Once a year, you could look again to see which markets are the cheapest and start dripping your new money into those. However, don't move your existing holdings each year, because the trading costs are likely to more than destroy any extra gains from buying a cheaper market. Once it's there, keep it there.
Look at buying a mix of developed and emerging markets but do not underestimate the cost of corruption. Countries and markets with higher corruption tend to do worse overall. It pays to do a little reading on this before investing in a new country. Keep such investments to a minimum, if at all.
Generally, a lower PE is better, but some stock markets with low PEs have a history of staying low. We have no idea if that will continue but it would make sense to not track too many indices such as this. Do some background research before investing.
The PE measure is far from perfect. While I expect using it will boost your returns overall, you might want to do some extra research into its weaknesses, and into the pros and cons of other measures of price, such as CAPE and Tobin's Q.
Watch out for bubbles
Typically investors go for the countries that are said to be growing fastest, but the three London Business School researchers did an impressive study showing that those countries have underperformed on average. This is because investors tend to pile in, creating a bubble greater than the growth-rate justifies.
There are many passive funds tracking commodities, dividends and ethical investments. Stick with plain geographical share indices for simplicity and don't go for so-called leveraged funds or funds that are supposed to make you money when stock markets fall. These are very risky.
Many passive funds do not actually buy the shares, but buy something called 'options' on them instead.

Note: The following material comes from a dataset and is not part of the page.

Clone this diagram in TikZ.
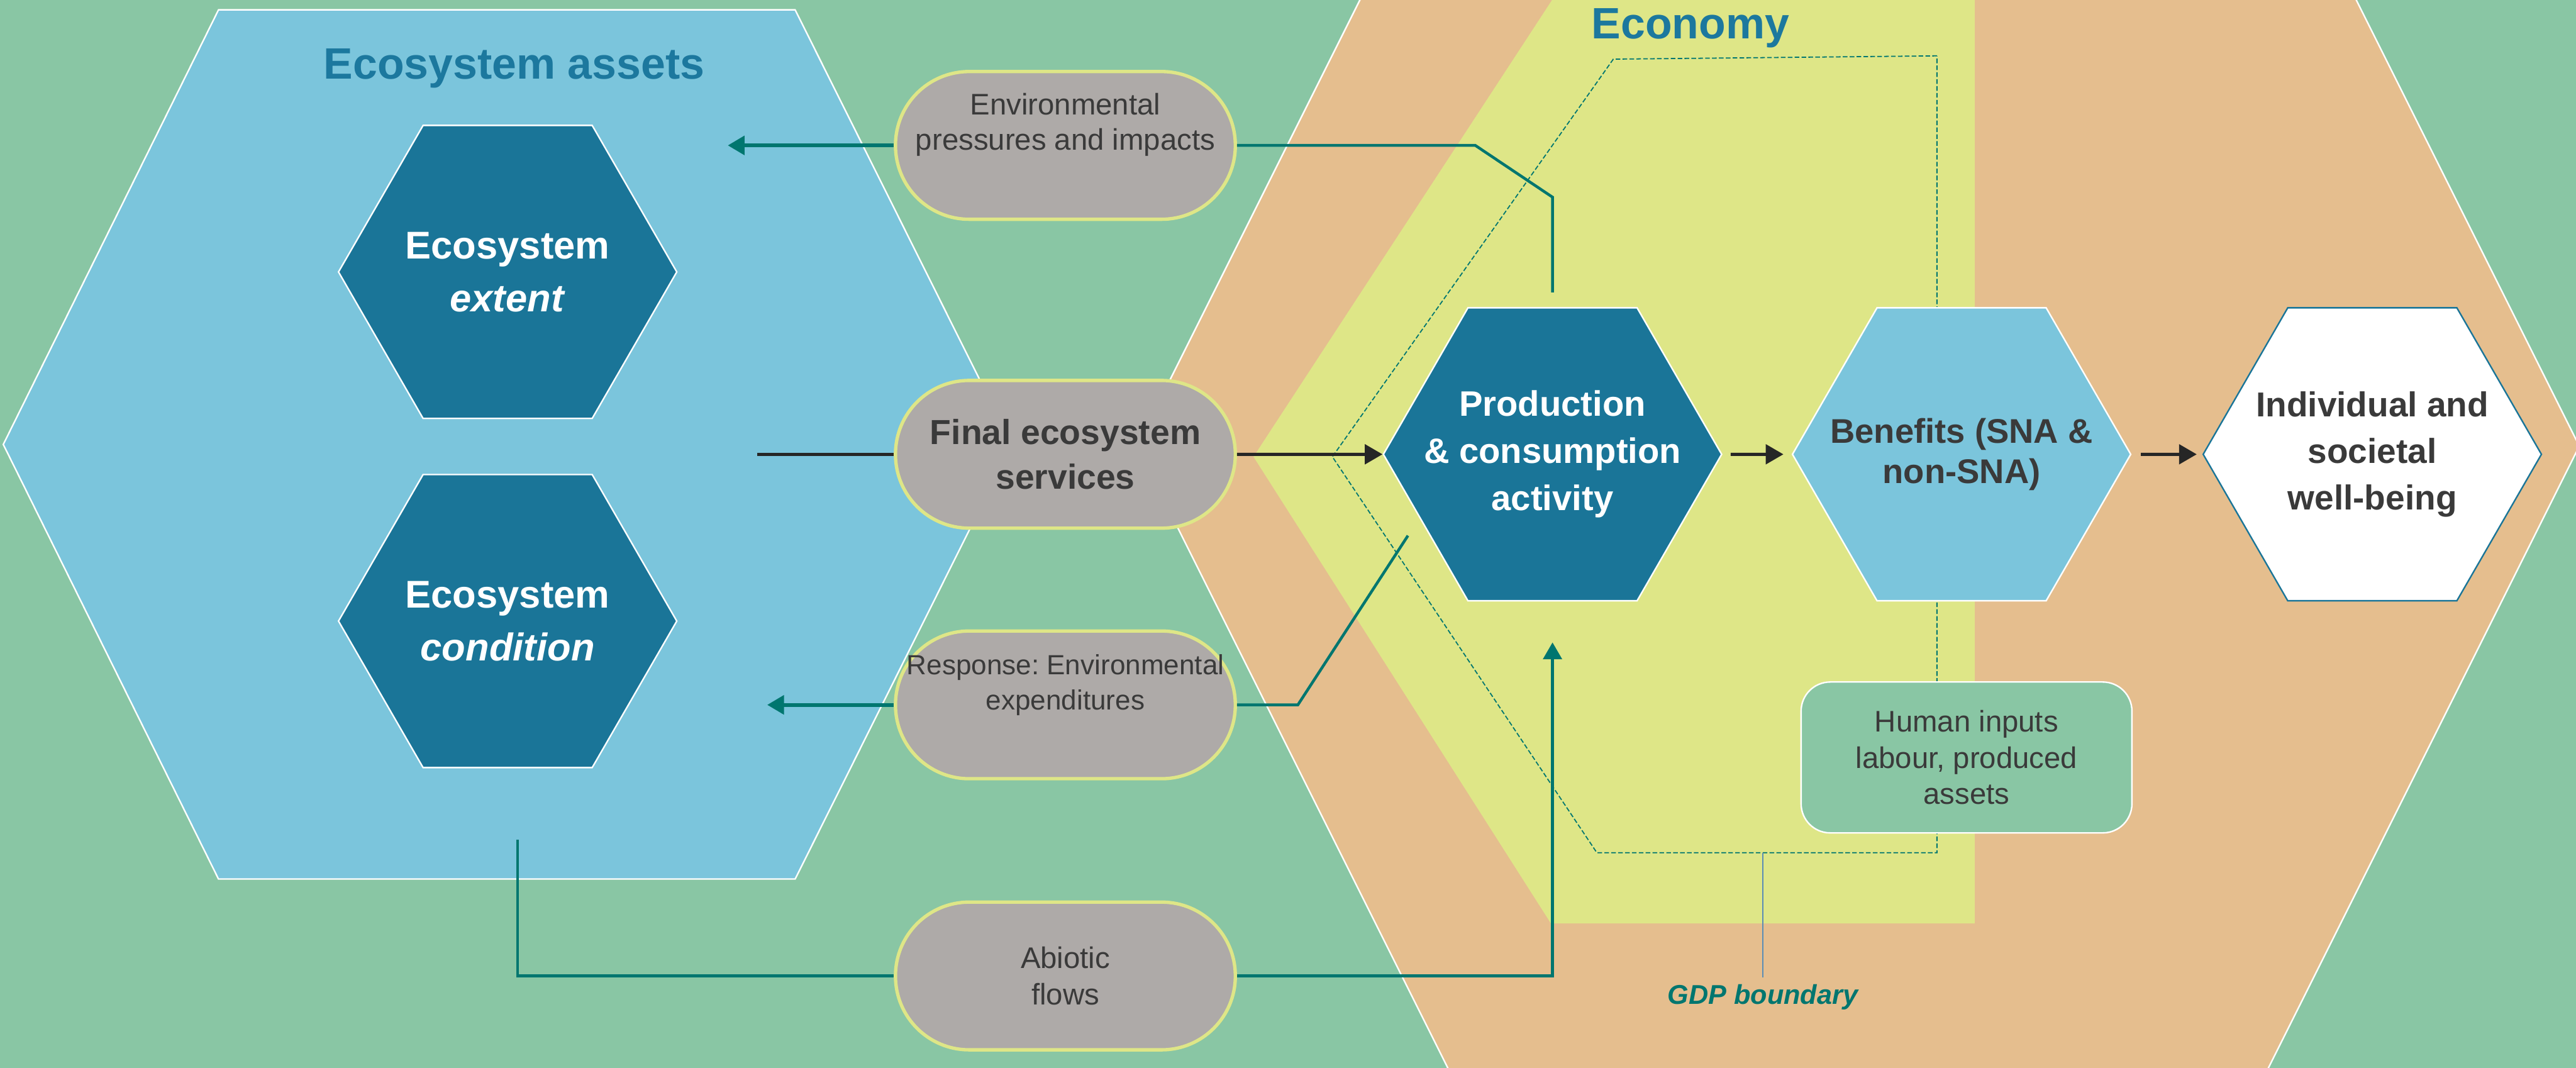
\documentclass[tikz,border=0pt]{standalone}
\usepackage{fontspec}
\setmainfont{Liberation Sans}
\usetikzlibrary{positioning, shapes.geometric, arrows.meta}

\definecolor{meadow}{HTML}{89C6A4}
\definecolor{assetblue}{HTML}{7BC5DC}
\definecolor{deepteal}{HTML}{1A7598}
\definecolor{sand}{HTML}{E5BE8E}
\definecolor{lime}{HTML}{DEE687}
\definecolor{pebble}{HTML}{AEAAA8}
\definecolor{flowteal}{HTML}{00766F}
\definecolor{inkgrey}{HTML}{3A3A3A}
\definecolor{headblue}{HTML}{1C789E}
\definecolor{arrowblack}{HTML}{262626}
\definecolor{gdpline}{HTML}{5A8DB5}

\tikzstyle{Arrow} = [
%black flow arrow between the activity hexagons
line width=1.7pt, draw=arrowblack,
-{Triangle[length=9.5pt, width=10.5pt]}
]

\begin{document}
\begin{tikzpicture}[x=0.031034cm, y=-0.031034cm,
    hexa/.style = {regular polygon, regular polygon sides=6, minimum size=6.39cm, inner sep=-0.8cm, draw=white, line width=0.8pt, align=center},
    pill/.style = {rectangle, rounded corners=1.39cm, fill=pebble, draw=lime, line width=1.8pt, minimum width=6.42cm, minimum height=2.79cm, inner sep=0pt, align=center, text=inkgrey},
    pilltext/.style = {align=center, text=inkgrey, font=\fontsize{16}{18.8}\selectfont},
    heading/.style = {anchor=base, text=headblue, font=\fontsize{23.6}{28}\selectfont\bfseries},
    flow/.style = {draw=flowteal, line width=1.5pt},
    flowtip/.style = {draw=flowteal, line width=2pt, -{Triangle[length=9pt, width=10pt]}},
  ]
  \useasboundingbox (0,0) rectangle (1568,650);
  \clip (0,0) rectangle (1568,650);

  % backdrop, economy and ecosystem regions
  \fill[meadow] (0,0) rectangle (1568,650);
  \filldraw[fill=sand, draw=white, line width=0.8pt] (842.75,-30) -- (1419.25,-30) -- (1570,271.5) -- (1365.75,680) -- (896.25,680) -- (692,271.5) -- cycle;
  \fill[lime] (948,-5) -- (1202,-5) -- (1202,562) -- (944,562) -- (763,278) -- cycle;
  \filldraw[fill=assetblue, draw=white, line width=0.8pt] (133,6) -- (484,6) -- (616,270.5) -- (484,535) -- (133,535) -- (2,270.5) -- cycle;

  \node[heading] (assets) at (313,48) {Ecosystem assets};
  \node[heading] (economy) at (1029,23.6) {Economy};

  % GDP boundary
  \draw[flowteal, line width=0.6pt, dash pattern=on 2.5pt off 1.2pt] (1179,34) -- (982,36) -- (811,278) -- (972,519) -- (1179,519) -- cycle;

  % hexagons
  \node[hexa, fill=deepteal, text=white, font=\fontsize{20.8}{28.5}\selectfont\bfseries] (extent) at (309,165.5) {Ecosystem\\\textit{extent}};
  \node[hexa, fill=deepteal, text=white, font=\fontsize{20.8}{28.5}\selectfont\bfseries] (condition) at (309,378) {Ecosystem\\\textit{condition}};
  \node[hexa, fill=deepteal, text=white, font=\fontsize{19}{25.3}\selectfont\bfseries] (prod) at (945,276.5) {Production\\\& consumption\\activity};
  \node[hexa, fill=assetblue, text=inkgrey, font=\fontsize{18.4}{21.5}\selectfont\bfseries] (benefit) at (1194,276.5) {Benefits (SNA \&\\non-SNA)};
  \node[hexa, fill=white, draw=deepteal, text=inkgrey, font=\fontsize{18.6}{25}\selectfont\bfseries] (wellbeing) at (1444,276.5) {Individual and\\societal\\well-being};

  \node[rectangle, rounded corners=0.55cm, fill=meadow, draw=white, line width=0.8pt, minimum width=6.25cm, minimum height=2.85cm, align=center, text=inkgrey, font=\fontsize{16}{19.4}\selectfont] (human) at (1197,461) {Human inputs\\labour, produced\\assets};

  % teal flows
  \coordinate (pressFoot) at (945,178);
  \coordinate (pressKnee) at (945,120);
  \coordinate (pressElbow) at (898,88.5);
  \coordinate (pressTip) at (443,88.5);
  \coordinate (respFoot) at (857,326);
  \coordinate (respElbow) at (790,429);
  \coordinate (respTip) at (467,429);
  \coordinate (abioFoot) at (315,511);
  \coordinate (abioTip) at (945,391);
  \coordinate (svcStart) at (461,276.5);

  % pills
  \node[pill] (env) at (648.5,88.5) {};
  \node[pilltext] (envtext) at (648.5,76) {Environmental\\pressures and impacts};
  \node[pill, font=\fontsize{18.7}{23.9}\selectfont\bfseries] (final) at (648.5,276.5) {Final ecosystem\\services};
  \node[pill] (resp) at (648.5,429) {};
  \node[pilltext, font=\fontsize{14.9}{19}\selectfont] (resptext) at (648.5,417) {Response:\ Environmental\\expenditures};
  \node[pill, font=\fontsize{16}{19.4}\selectfont] (abio) at (648.5,594) {Abiotic\\flows};

  \draw[flow] (pressFoot) -- (pressKnee) -- (pressElbow) -- (env.east);
  \draw[flowtip] (env.west) -- (pressTip);
  \draw[flow] (respFoot) -- (respElbow) -- (resp.east);
  \draw[flowtip] (resp.west) -- (respTip);
  \draw[flow] (abioFoot) |- (abio.west);
  \draw[flowtip, line width=1.5pt] (abio.east) -| (abioTip);

  % black flows
  \draw[line width=1.7pt, draw=arrowblack] (svcStart) -- (final.west);
  \draw[Arrow] (final.east) -- (prod.west);
  \draw[Arrow, shorten <=4.4pt, shorten >=4.4pt] (prod.east) -- (benefit.west);
  \draw[Arrow, shorten <=5pt, shorten >=3pt] (benefit.east) -- (wellbeing.west);

  \node[anchor=base, text=flowteal, font=\fontsize{14.6}{17}\selectfont\bfseries\itshape] (gdp) at (1073,611) {GDP boundary};
  \coordinate (gdpTop) at (1073,519);
  \draw[line width=0.5pt, draw=gdpline] (gdpTop) -- (gdp.north);
\end{tikzpicture}
\end{document}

This is likely to be more risky, so if you have a choice between 'full replication' and 'synthetic replication', choose full.
Caution rather than exuberance is likely to serve you better, and the less activity you make the better you are likely to do.
Do not take on a more advanced strategy or succumb to the temptation to trade frequently unless you have huge amounts of time to analyse shares. A more intelligent decision for many of us is to be passive and focus on improving our career prospects.
You might want to diversify out of shares, but I think your basket of eight stock markets gives you enough cheap diversification across many countries and hundreds of companies.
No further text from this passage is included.